Why can't you let go? What is stopping you? There are myriad answers. Every individual has unique, deep-seated psychological and practical reasons which make it hard to change a life, whether financial or involving young children or a community of friends one does not want to relinquish: Habit, for one. So-called codependent patterns, trauma bonds, neurotic tangles, and fraught histories can also cause people to perpetuate the nightmare or nothingness. A long-standing pattern of faulty, relationships can be preoccupying, taxing, and hard to see, much less address. Children do not have the ability to just depart. Many adults technically do, but cannot, will not, or do not because they are caught in an unconscious bind. When an attachment is steadfast yet senseless, an insidious, draining, soul-crushing existence can ensue.

There are ways to emerge and begin again. Some people can rise up out of dysfunction more easily than others because they have inborn or learned resilience. After enduring calamities or wrong choice sequalae they can find a fragment of hope or crack of light in a situation, expand it, and keep living. They are stronger, wiser, and more able because the trauma elicited growth. For some, post-traumatic growth doesn't even capture it; they actually feel a whole lot happier after exiting a gnawing relationship and embarking on something better. Right-fit in persons, landscapes, communities, etc. can be curative. But it might take a critical thought process to let go of one thing and engage in another.

Would altering your thinking help you relinquish an irrational attachment? Some literature suggests that a critical thought process can help you to take an action you thought improbable or impossible. In some cases, there is no way to alter angst, stagnation, and emotional turmoil without a deep psychotherapeutic working through of the past. Moving through the painful feelings allows freedom and capability to unfold. It works. In others, changing the thoughts changes the feelings and leads the capacity to take action. Cognitive reframing techniques such as Socratic questioning or a guided critical thought process can also spur change.

Three themes cited in the research explain some of the reasons why people may have steadfast attachments to unsuitable figures.

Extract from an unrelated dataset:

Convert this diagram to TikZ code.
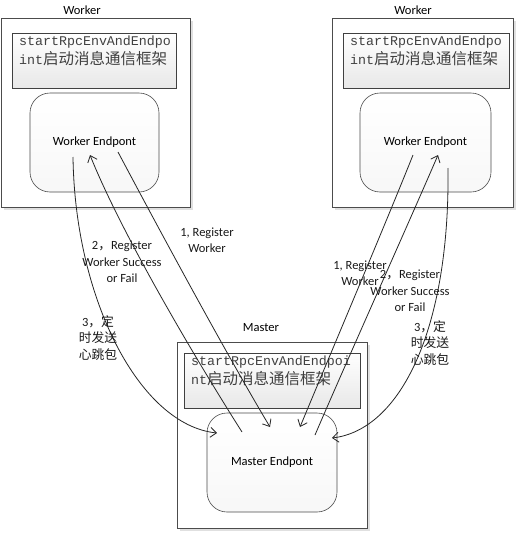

There are others, but I chose to focus on these because they deal with an entrenched set of beliefs that, if challenged, could open up a life.

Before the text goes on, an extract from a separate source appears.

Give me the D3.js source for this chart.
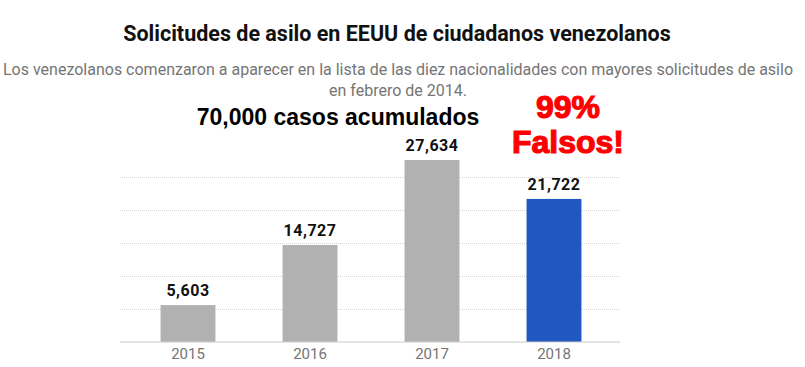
<!DOCTYPE html>
<html>
<head>
<meta charset="utf-8">
<script src="https://cdn.jsdelivr.net/npm/d3@7"></script>
<style>
  body { margin: 0; background: #fff; }
  svg { display: block; }
</style>
</head>
<body>
<svg id="asylum-chart"></svg>
<script>
// data
const years = ["2015", "2016", "2017", "2018"];
const requests = [5603, 14727, 27634, 21722];
const barColors = ["#b1b1b1", "#b1b1b1", "#b1b1b1", "#2157c0"];
const gridValues = [5000, 10000, 15000, 20000, 25000];

const width = 805, height = 367;
const svg = d3.select("#asylum-chart").attr("width", width).attr("height", height);

// scales
const x = d3.scaleBand().domain(years).range([127, 615]).paddingInner(0.55).paddingOuter(0.275);
const y = d3.scaleLinear().domain([0, 30000]).range([342, 144.4]);

// gridlines (dotted)
svg.append("g")
    .selectAll("line")
    .data(gridValues)
    .join("line")
    .attr("x1", 120).attr("x2", 620)
    .attr("y1", d => Math.round(y(d)) + 0.5).attr("y2", d => Math.round(y(d)) + 0.5)
    .attr("stroke", "#d6d6d6")
    .attr("stroke-dasharray", "1,1");

// bars
const rows = years.map((yr, i) => ({ year: yr, value: requests[i], color: barColors[i] }));
svg.append("g")
    .selectAll("rect")
    .data(rows)
    .join("rect")
    .attr("x", d => x(d.year))
    .attr("y", d => y(d.value))
    .attr("width", x.bandwidth())
    .attr("height", d => y(0) - y(d.value))
    .attr("fill", d => d.color);

// baseline
svg.append("line")
    .attr("x1", 120).attr("x2", 620)
    .attr("y1", 342).attr("y2", 342)
    .attr("stroke", "#cccccc");

// value labels
svg.append("g")
    .selectAll("text")
    .data(rows)
    .join("text")
    .attr("x", d => x(d.year) + x.bandwidth() / 2)
    .attr("y", d => y(d.value) - 9)
    .attr("text-anchor", "middle")
    .attr("font-family", "Roboto, sans-serif")
    .attr("font-weight", "bold")
    .attr("font-size", "16px")
    .attr("letter-spacing", "0.5px")
    .attr("fill", "#111")
    .text(d => d3.format(",")(d.value));

// x axis labels
const xAxis = svg.append("g")
    .attr("transform", "translate(0,342)")
    .call(d3.axisBottom(x).tickSize(0).tickPadding(6));
xAxis.select(".domain").remove();
xAxis.selectAll("text")
    .attr("font-family", "Roboto, sans-serif")
    .attr("font-size", "15px")
    .attr("fill", "#757575");

// titles
svg.append("text")
    .attr("x", 397).attr("y", 41)
    .attr("text-anchor", "middle")
    .attr("font-family", "Roboto, sans-serif")
    .attr("font-weight", "bold")
    .attr("font-size", "21.5px")
    .attr("fill", "#111")
    .text("Solicitudes de asilo en EEUU de ciudadanos venezolanos");

const sub = svg.append("text")
    .attr("text-anchor", "middle")
    .attr("font-family", "Roboto, sans-serif")
    .attr("font-size", "16px")
    .attr("fill", "#757575");
sub.append("tspan").attr("x", 398).attr("y", 75)
    .text("Los venezolanos comenzaron a aparecer en la lista de las diez nacionalidades con mayores solicitudes de asilo");
sub.append("tspan").attr("x", 398).attr("y", 96)
    .text("en febrero de 2014.");

svg.append("text")
    .attr("x", 338).attr("y", 125)
    .attr("text-anchor", "middle")
    .attr("font-family", "Liberation Sans, Arial, sans-serif")
    .attr("font-weight", "bold")
    .attr("font-size", "23px")
    .attr("fill", "#000")
    .text("70,000 casos acumulados");

// red annotation
const redNote = [["99%", 118], ["Falsos!", 153]];
svg.append("g")
    .selectAll("text")
    .data(redNote)
    .join("text")
    .attr("x", 568).attr("y", d => d[1])
    .attr("text-anchor", "middle")
    .attr("font-family", "Liberation Sans, Arial, sans-serif")
    .attr("font-weight", "bold")
    .attr("font-size", "32px")
    .attr("fill", "#ff0000")
    .attr("stroke", "#ff0000")
    .attr("stroke-width", 1.2)
    .text(d => d[0]);
</script>
</body>
</html>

  1. The overvaluation of romantic love.
  2. A false set of beliefs about the other person's identity.
  3. Separation is the hardest human task and harder for deeply loyal problem solvers in a toxic bind.

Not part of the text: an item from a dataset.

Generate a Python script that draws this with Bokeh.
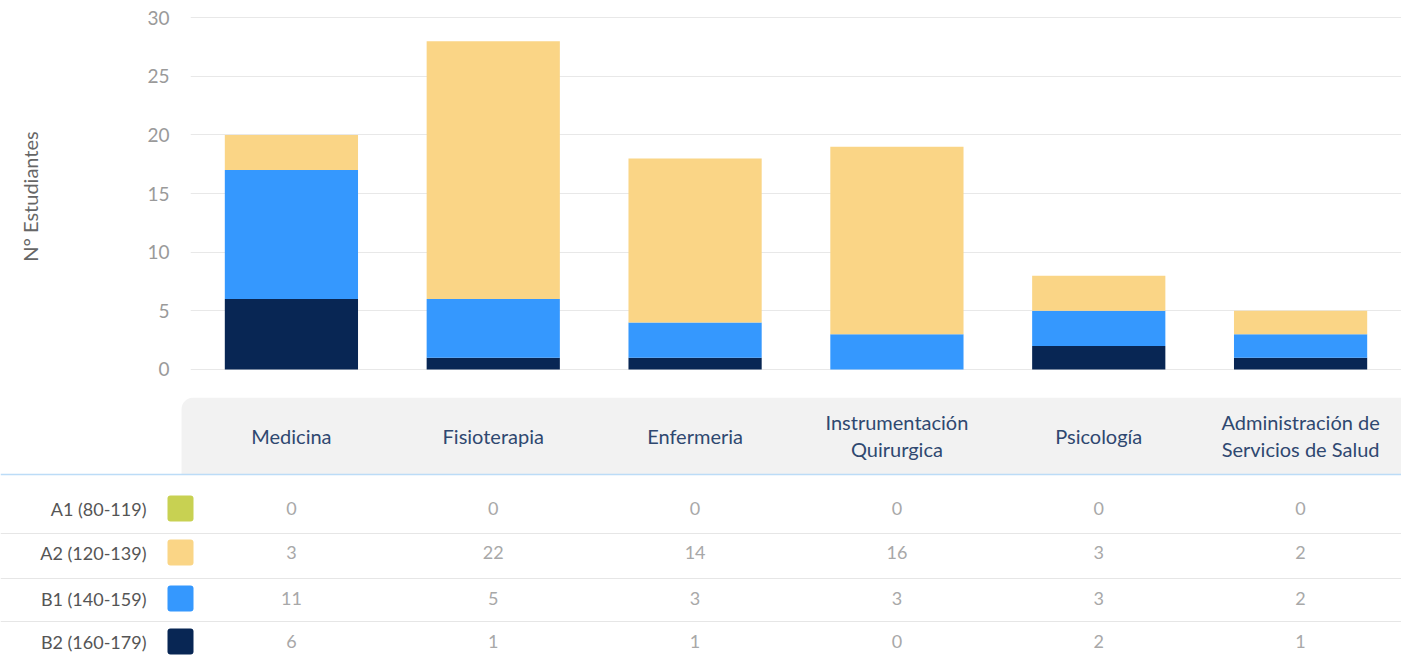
from bokeh.plotting import figure
from bokeh.layouts import column
from bokeh.models import ColumnDataSource, FactorRange, Range1d, FixedTicker, BoxAnnotation, Span
from bokeh.core.properties import value
from bokeh.embed import file_html
from bokeh.resources import INLINE

# ---------------- data ----------------
cats = ["Medicina", "Fisioterapia", "Enfermeria", "Instrumentación Quirurgica",
        "Psicología", "Administración de Servicios de Salud"]
header_labels = ["Medicina", "Fisioterapia", "Enfermeria", "Instrumentación\nQuirurgica",
                 "Psicología", "Administración de\nServicios de Salud"]
levels = ["A1 (80-119)", "A2 (120-139)", "B1 (140-159)", "B2 (160-179)"]
A1 = [0, 0, 0, 0, 0, 0]
A2 = [3, 22, 14, 16, 3, 2]
B1 = [11, 5, 3, 3, 3, 2]
B2 = [6, 1, 1, 0, 2, 1]
y_ticks = [0, 5, 10, 15, 20, 25, 30]
colors = {"A1": "#c8d152", "A2": "#fad586", "B1": "#3598fe", "B2": "#082654"}

FONT = "Lato"
W = 1401
LEFT = 190          # chart frame left offset inside figure

# ---------------- chart ----------------
src = ColumnDataSource(dict(cats=cats, A1=A1, A2=A2, B1=B1, B2=B2))
p1 = figure(width=W, height=397, x_range=FactorRange(factors=cats),
            y_range=Range1d(-0.6, 30.1), x_axis_location=None,
            output_backend="svg", toolbar_location=None,
            min_border_left=LEFT, min_border_right=0, min_border_top=16, min_border_bottom=21)
p1.frame_align = False
stack = ["B2", "B1", "A2", "A1"]
p1.vbar_stack(stack, x="cats", width=0.66, source=src,
              fill_color=[colors[s] for s in stack], line_color=None)
p1.outline_line_color = None
p1.xgrid.visible = False
p1.ygrid.grid_line_color = "#e8e8e8"
p1.ygrid.grid_line_width = 1
ax = p1.yaxis[0]
ax.ticker = FixedTicker(ticks=y_ticks)
ax.axis_line_color = None
ax.major_tick_line_color = None
ax.minor_tick_line_color = None
ax.major_label_standoff = 15
ax.major_label_text_font = FONT
ax.major_label_text_font_size = "19px"
ax.major_label_text_color = "#9a9a9a"
ax.axis_label = "N° Estudiantes"
ax.axis_label_text_font = FONT
ax.axis_label_text_font_size = "20px"
ax.axis_label_text_font_style = "normal"
ax.axis_label_text_color = "#666666"
ax.axis_label_standoff = 102

# ---------------- table ----------------
ncat = len(cats)
cat_px = (W - LEFT) / ncat
x0 = ncat - W / cat_px


def u(page_x):
    return x0 + page_x / cat_px


p2 = figure(width=W, height=268, x_range=Range1d(x0, ncat), y_range=Range1d(268, 0),
            x_axis_location=None, y_axis_location=None, min_border=0,
            output_backend="svg", toolbar_location=None)
p2.frame_align = False
p2.outline_line_color = None
p2.xgrid.visible = False
p2.ygrid.visible = False

p2.add_layout(BoxAnnotation(left=u(181), right=ncat, top=0, bottom=77,
                            fill_color="#f2f2f2", fill_alpha=1, line_color=None,
                            border_radius=dict(top_left=12), level="underlay"))
p2.add_layout(Span(location=77, dimension="width", line_color="#bcdcf7", line_width=1.5,
                   level="underlay"))
for loc in [136, 181, 224]:
    p2.add_layout(Span(location=loc, dimension="width", line_color="#e6e6e6", line_width=1,
                       level="underlay"))

cx = [i + 0.5 for i in range(ncat)]
p2.text(x=cx, y=[38] * ncat, text=header_labels, text_align="center", text_baseline="middle",
        text_font=value(FONT), text_font_size="20px", text_color="#2f4870", text_line_height=1.1)

row_y = [111, 155, 201, 244]
rows = [A1, A2, B1, B2]
keys = ["A1", "A2", "B1", "B2"]
for ry, vals in zip(row_y, rows):
    p2.text(x=cx, y=[ry] * ncat, text=[str(v) for v in vals], text_align="center",
            text_baseline="middle", text_font=value(FONT), text_font_size="18px",
            text_color="#a8a8a8")

p2.text(x=[u(146)] * len(levels), y=row_y, text=levels, text_align="right",
        text_baseline="middle", text_font=value(FONT), text_font_size="18px",
        text_color="#555555")
p2.rect(x=[u(180)] * len(levels), y=row_y, width=26, height=26,
        width_units="screen", height_units="screen",
        fill_color=[colors[k] for k in keys], line_color=None, border_radius=3)

layout = column(p1, p2, spacing=0)
open("out.html", "w").write(file_html(layout, INLINE))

One thought now is that if you are holding on, it could reflect your capacity to form a real, continuous, caring, in-depth attachment in the first place. Not everyone can do this. It's healthy. One of the problems might be that the "other" you cling to doesn't have this capacity. Because of their slipperiness or as-if quality, you are intermittently conditioned to stay put in the hope of fixing things. This BF Skinner type of conditioning is an evidence-based, logical, behavioral phenomenon that is "irrational" when it comes to your health.

So, one good thing is that you have the capacity for true attachment and a good dose of tenacity. Re-directing these strengths in more" rational" ways is a great start for a good life.